Pour Magali Balent de la Fondation Robert Schuman de Paris, le concours a montré que les idéaux de Schuman sont des idéaux d’avenir. "Le fait que les jeunes s’intéressent à l’idée européenne prouve que ce n'est pas une idée obsolète, ainsi que certains le prétendent", a-t-elle déclaré. Pour elle, le concours a par ailleurs révélé l’existence d’une Europe citoyenne capable de s’exprimer et d’œuvrer à la réalisation du projet européen.
Jean-René Louvet de l'inspection académique de Moselle a relevé l’ouverture des frontières dans le cadre du processus d’intégration. "C’est ça l’Europe concrète", a-t-il déclaré en saluant l’idée d’avoir invité "la jeune Europe" à participer au concours.
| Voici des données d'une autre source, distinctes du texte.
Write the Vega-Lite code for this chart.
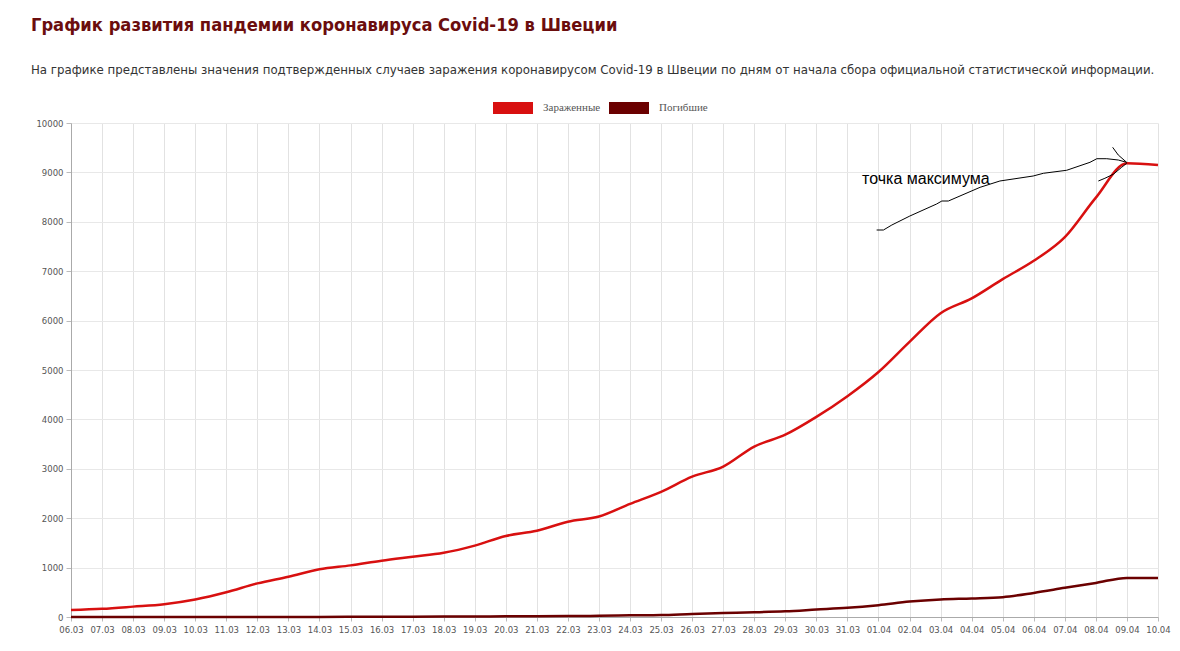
{
  "$schema": "https://vega.github.io/schema/vega-lite/v6.json",
  "width": 1087,
  "height": 494,
  "autosize": {"type": "none"},
  "padding": {"left": 71, "top": 123, "right": 22, "bottom": 34},
  "background": "white",
  "title": {
    "text": "График развития пандемии коронавируса Covid-19 в Швеции",
    "subtitle": "На графике представлены значения подтвержденных случаев заражения коронавирусом Covid-19 в Швеции по дням от начала сбора официальной статистической информации.",
    "anchor": "start",
    "frame": "bounds",
    "dx": -5,
    "offset": 10,
    "font": "Liberation Sans Narrow, DejaVu Sans Condensed, sans-serif",
    "fontSize": 18.2,
    "fontWeight": "bold",
    "color": "#6b0d0d",
    "subtitleFont": "Liberation Sans Narrow, DejaVu Sans Condensed, sans-serif",
    "subtitleFontSize": 13.1,
    "subtitleColor": "#333333",
    "subtitlePadding": 29
  },
  "datasets": {
    "covid": [
      {"date": "2020-03-06T00:00", "series": "Зараженные", "value": 140},
      {"date": "2020-03-07T00:00", "series": "Зараженные", "value": 165},
      {"date": "2020-03-08T00:00", "series": "Зараженные", "value": 210},
      {"date": "2020-03-09T00:00", "series": "Зараженные", "value": 260},
      {"date": "2020-03-10T00:00", "series": "Зараженные", "value": 355},
      {"date": "2020-03-11T00:00", "series": "Зараженные", "value": 500},
      {"date": "2020-03-12T00:00", "series": "Зараженные", "value": 680},
      {"date": "2020-03-13T00:00", "series": "Зараженные", "value": 815},
      {"date": "2020-03-14T00:00", "series": "Зараженные", "value": 965},
      {"date": "2020-03-15T00:00", "series": "Зараженные", "value": 1045},
      {"date": "2020-03-16T00:00", "series": "Зараженные", "value": 1140},
      {"date": "2020-03-17T00:00", "series": "Зараженные", "value": 1220},
      {"date": "2020-03-18T00:00", "series": "Зараженные", "value": 1300},
      {"date": "2020-03-19T00:00", "series": "Зараженные", "value": 1445},
      {"date": "2020-03-20T00:00", "series": "Зараженные", "value": 1640},
      {"date": "2020-03-21T00:00", "series": "Зараженные", "value": 1745},
      {"date": "2020-03-22T00:00", "series": "Зараженные", "value": 1930},
      {"date": "2020-03-23T00:00", "series": "Зараженные", "value": 2035},
      {"date": "2020-03-24T00:00", "series": "Зараженные", "value": 2290},
      {"date": "2020-03-25T00:00", "series": "Зараженные", "value": 2535},
      {"date": "2020-03-26T00:00", "series": "Зараженные", "value": 2840},
      {"date": "2020-03-27T00:00", "series": "Зараженные", "value": 3045},
      {"date": "2020-03-28T00:00", "series": "Зараженные", "value": 3450},
      {"date": "2020-03-29T00:00", "series": "Зараженные", "value": 3690},
      {"date": "2020-03-30T00:00", "series": "Зараженные", "value": 4050},
      {"date": "2020-03-31T00:00", "series": "Зараженные", "value": 4470},
      {"date": "2020-04-01T00:00", "series": "Зараженные", "value": 4960},
      {"date": "2020-04-02T00:00", "series": "Зараженные", "value": 5570},
      {"date": "2020-04-03T00:00", "series": "Зараженные", "value": 6150},
      {"date": "2020-04-04T00:00", "series": "Зараженные", "value": 6450},
      {"date": "2020-04-05T00:00", "series": "Зараженные", "value": 6840},
      {"date": "2020-04-06T00:00", "series": "Зараженные", "value": 7210},
      {"date": "2020-04-07T00:00", "series": "Зараженные", "value": 7690},
      {"date": "2020-04-08T00:00", "series": "Зараженные", "value": 8490},
      {"date": "2020-04-09T00:00", "series": "Зараженные", "value": 9185},
      {"date": "2020-04-10T00:00", "series": "Зараженные", "value": 9150},
      {"date": "2020-03-06T00:00", "series": "Погибшие", "value": 0},
      {"date": "2020-03-07T00:00", "series": "Погибшие", "value": 0},
      {"date": "2020-03-08T00:00", "series": "Погибшие", "value": 0},
      {"date": "2020-03-09T00:00", "series": "Погибшие", "value": 0},
      {"date": "2020-03-10T00:00", "series": "Погибшие", "value": 0},
      {"date": "2020-03-11T00:00", "series": "Погибшие", "value": 1},
      {"date": "2020-03-12T00:00", "series": "Погибшие", "value": 1},
      {"date": "2020-03-13T00:00", "series": "Погибшие", "value": 1},
      {"date": "2020-03-14T00:00", "series": "Погибшие", "value": 2},
      {"date": "2020-03-15T00:00", "series": "Погибшие", "value": 3},
      {"date": "2020-03-16T00:00", "series": "Погибшие", "value": 6},
      {"date": "2020-03-17T00:00", "series": "Погибшие", "value": 7},
      {"date": "2020-03-18T00:00", "series": "Погибшие", "value": 8},
      {"date": "2020-03-19T00:00", "series": "Погибшие", "value": 10},
      {"date": "2020-03-20T00:00", "series": "Погибшие", "value": 14},
      {"date": "2020-03-21T00:00", "series": "Погибшие", "value": 16},
      {"date": "2020-03-22T00:00", "series": "Погибшие", "value": 20},
      {"date": "2020-03-23T00:00", "series": "Погибшие", "value": 23},
      {"date": "2020-03-24T00:00", "series": "Погибшие", "value": 33},
      {"date": "2020-03-25T00:00", "series": "Погибшие", "value": 40},
      {"date": "2020-03-26T00:00", "series": "Погибшие", "value": 62},
      {"date": "2020-03-27T00:00", "series": "Погибшие", "value": 80},
      {"date": "2020-03-28T00:00", "series": "Погибшие", "value": 95},
      {"date": "2020-03-29T00:00", "series": "Погибшие", "value": 115},
      {"date": "2020-03-30T00:00", "series": "Погибшие", "value": 150},
      {"date": "2020-03-31T00:00", "series": "Погибшие", "value": 185},
      {"date": "2020-04-01T00:00", "series": "Погибшие", "value": 240},
      {"date": "2020-04-02T00:00", "series": "Погибшие", "value": 312},
      {"date": "2020-04-03T00:00", "series": "Погибшие", "value": 356},
      {"date": "2020-04-04T00:00", "series": "Погибшие", "value": 375},
      {"date": "2020-04-05T00:00", "series": "Погибшие", "value": 402},
      {"date": "2020-04-06T00:00", "series": "Погибшие", "value": 488},
      {"date": "2020-04-07T00:00", "series": "Погибшие", "value": 590},
      {"date": "2020-04-08T00:00", "series": "Погибшие", "value": 690},
      {"date": "2020-04-09T00:00", "series": "Погибшие", "value": 792},
      {"date": "2020-04-10T00:00", "series": "Погибшие", "value": 790}
    ],
    "arrow": [
      {"stroke": 1, "date": "2020-03-31T22:34", "value": 7834},
      {"stroke": 1, "date": "2020-04-01T03:50", "value": 7834},
      {"stroke": 1, "date": "2020-04-01T10:19", "value": 7935},
      {"stroke": 1, "date": "2020-04-02T00:14", "value": 8117},
      {"stroke": 1, "date": "2020-04-02T20:53", "value": 8360},
      {"stroke": 1, "date": "2020-04-03T00:58", "value": 8421},
      {"stroke": 1, "date": "2020-04-03T06:00", "value": 8421},
      {"stroke": 1, "date": "2020-04-04T06:29", "value": 8698},
      {"stroke": 1, "date": "2020-04-04T21:50", "value": 8826},
      {"stroke": 1, "date": "2020-04-05T23:31", "value": 8927},
      {"stroke": 1, "date": "2020-04-06T07:26", "value": 8982},
      {"stroke": 1, "date": "2020-04-07T01:26", "value": 9043},
      {"stroke": 1, "date": "2020-04-07T19:26", "value": 9204},
      {"stroke": 1, "date": "2020-04-08T00:43", "value": 9277},
      {"stroke": 1, "date": "2020-04-08T08:24", "value": 9277},
      {"stroke": 1, "date": "2020-04-08T17:17", "value": 9251},
      {"stroke": 1, "date": "2020-04-08T23:46", "value": 9204},
      {"stroke": 2, "date": "2020-04-08T12:58", "value": 9508},
      {"stroke": 2, "date": "2020-04-08T17:17", "value": 9352},
      {"stroke": 2, "date": "2020-04-08T23:46", "value": 9204},
      {"stroke": 3, "date": "2020-04-08T01:55", "value": 8826},
      {"stroke": 3, "date": "2020-04-08T06:58", "value": 8881},
      {"stroke": 3, "date": "2020-04-08T13:26", "value": 8962},
      {"stroke": 3, "date": "2020-04-08T19:55", "value": 9103},
      {"stroke": 3, "date": "2020-04-08T23:46", "value": 9184}
    ],
    "note": [
      {"date": "2020-03-31T11:17", "value": 8866, "label": "точка максимума"}
    ]
  },
  "encoding": {
    "x": {
      "field": "date",
      "type": "temporal",
      "title": null,
      "scale": {
        "domain": [{"year": 2020, "month": 3, "date": 6}, {"year": 2020, "month": 4, "date": 10}],
        "nice": false
      },
      "axis": {
        "format": "%d.%m",
        "tickCount": {"interval": "day", "step": 1},
        "labelAngle": 0,
        "labelOverlap": false,
        "labelFlush": false,
        "labelFont": "DejaVu Sans",
        "labelFontSize": 8.5,
        "labelColor": "#555555",
        "labelPadding": 4,
        "tickSize": 4,
        "tickColor": "#bbbbbb",
        "domainColor": "#aaaaaa",
        "gridColor": "#e2e2e2"
      }
    },
    "y": {
      "field": "value",
      "type": "quantitative",
      "title": null,
      "scale": {"domain": [0, 10000], "nice": false},
      "axis": {
        "values": [0, 1000, 2000, 3000, 4000, 5000, 6000, 7000, 8000, 9000, 10000],
        "format": "d",
        "labelFont": "DejaVu Sans",
        "labelFontSize": 8.5,
        "labelColor": "#555555",
        "labelPadding": 3,
        "labelFlush": false,
        "tickSize": 5,
        "tickColor": "#bbbbbb",
        "domainColor": "#aaaaaa",
        "gridColor": "#e8e8e8"
      }
    }
  },
  "layer": [
    {
      "data": {"name": "covid"},
      "mark": {"type": "line", "interpolate": "monotone", "strokeWidth": 2.5},
      "encoding": {
        "color": {
          "field": "series",
          "type": "nominal",
          "scale": {"domain": ["Зараженные", "Погибшие"], "range": ["#d81010", "#6b0000"]},
          "legend": {
            "title": null,
            "orient": "none",
            "direction": "horizontal",
            "legendX": 422,
            "legendY": -35,
            "symbolType": "M-1,-0.3H1V0.3H-1Z",
            "symbolSize": 1600,
            "symbolStrokeWidth": 0,
            "symbolOpacity": 1,
            "labelFont": "Liberation Serif",
            "labelFontSize": 11,
            "labelColor": "#555555",
            "labelOffset": 10,
            "columnPadding": 8,
            "encode": {
              "symbols": {"update": {"fill": {"scale": "color", "field": "value"}}}
            }
          }
        }
      }
    },
    {
      "data": {"name": "arrow"},
      "mark": {"type": "line", "color": "black", "strokeWidth": 1},
      "encoding": {
        "detail": {"field": "stroke", "type": "nominal"}
      }
    },
    {
      "data": {"name": "note"},
      "mark": {
        "type": "text",
        "align": "left",
        "baseline": "middle",
        "font": "Liberation Sans",
        "fontSize": 16,
        "color": "black"
      },
      "encoding": {
        "text": {"field": "label"}
      }
    }
  ],
  "config": {
    "view": {"stroke": null}
  }
}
Mady Delvaux-Stehres a également évoqué ses souvenirs de jeunesse lorsqu’elle s’est rendue en France. Il ne fallait pas acheter trop de raisins pour les ramener au Luxembourg parce que cela posait problème à la frontière, se souvient-elle. Tout en se disant séduite par l’idée du concours de familiariser les jeunes avec l’idée du projet européen, elle a encouragé les élèves à continuer à être les ambassadeurs de l’Europe parmi les jeunes d’aujourd’hui.
Lors de la table-ronde, Jacques Santer, ancien Premier ministre luxembourgeois et président de la Commission européenne, s’est montré très fier du fait que Robert Schuman soit né dans le quartier de Clausen à Luxembourg. "Tous ceux qui ont fait l’Europe étaient d’ailleurs des hommes de frontières et ils savaient que les frontières avaient amené des difficultés", a-t-il déclaré en citant Robert Schuman, Konrad Adenauer, Joseph Bech et Paul-Henri Spaak. Rappelant que Robert Schuman a fait sa déclaration seulement cinq ans après la Deuxième guerre mondiale, alors que l’Allemagne était encore démolie en grande partie, Jacques Santer a tenu à insister sur l’importance de la réconciliation entre les frères ennemis de l’époque qui a fondé la paix durable en Europe. Abordant la crise actuelle de l’euro, il a expliqué qu’on peut surmonter toutes les crises à condition qu’on ait une vision et qu’on soit "animé du désir d’unir" comme Robert Schuman.
Jean-Marie Pelt a évoqué ses souvenirs d’enfance. Tous les samedis, il a déjeuné chez Robert Schuman. Au menu : une omelette à la ciboulette. "Je ne voyais pas l’homme politique dans Robert Schuman", a-t-il expliqué, "mais surtout l’extrême douceur de son tempérament". Comme l’avait déjà souligné auparavant Anna Radwan-Röhrenschef de la Fondation Robert Schuman de Varsovie, Robert Schuman était persuadé que la Pologne allait rejoindre les pays de l’Europe de l’Ouest dans le processus d’intégration européen. Pour Jean-Marie-Pelt, son "deuxième grand-père", comme il a appelé Robert Schuman, était un homme d’actualité : il était écologique, il aimait beaucoup la nature, il était très spirituel, l’idée de l’unité dans la diversité lui était très chère, il était courageux et avait une forte volonté politique. Par ailleurs, il était attentif aux besoins et aspirations des jeunes et demandait sans cesse ce qu’ils en pensaient. "Cet homme va rester dans l’histoire parce qu’il est présent dans toutes les valeurs qui émergent dans notre Europe", a-t-il déclaré. En guise de conclusion, il a salué le concours du CVCE, une initiative qui "redonne du souffle à l’Europe", qui "donne du sens, de la force et de l’espérance à l’idée européenne".
François Roth a quant à lui insisté sur la double culture de Robert Schuman, jeune Lorrain né au Luxembourg, qui a fait ses études de droit en Allemagne. L’historien est d’ailleurs d’avis que Schuman, qui parlait la langue luxembourgeoise, était culturellement Luxembourgeois. Il a rappelé les épreuves vécues par le père de l’Europe avant et pendant la guerre, ses mois en prison, ses innombrables changements de résidence pour échapper à la police allemande… Pour François Roth, Robert Schuman se caractérisait notamment par sa volonté politique et sa ténacité pour réaliser son plan qui se basait sur trois idées : aller vers le supranationalisme sans supprimer la souveraineté des Etats nationaux, avancer par des réalisations concrètes en créant d'abord une solidarité de fait, et procéder par étapes en commençant par la "petite Europe" des six. L’objectif ultime de ce plan n’était pas la création de la CECA, mais d’une paix durable fondée sur la réconciliation et la coopération entre les Etats européens. Pour conclure, il s’est adressé aux élèves en citant Robert Schuman : "On ne naît pas Européen, on le devient".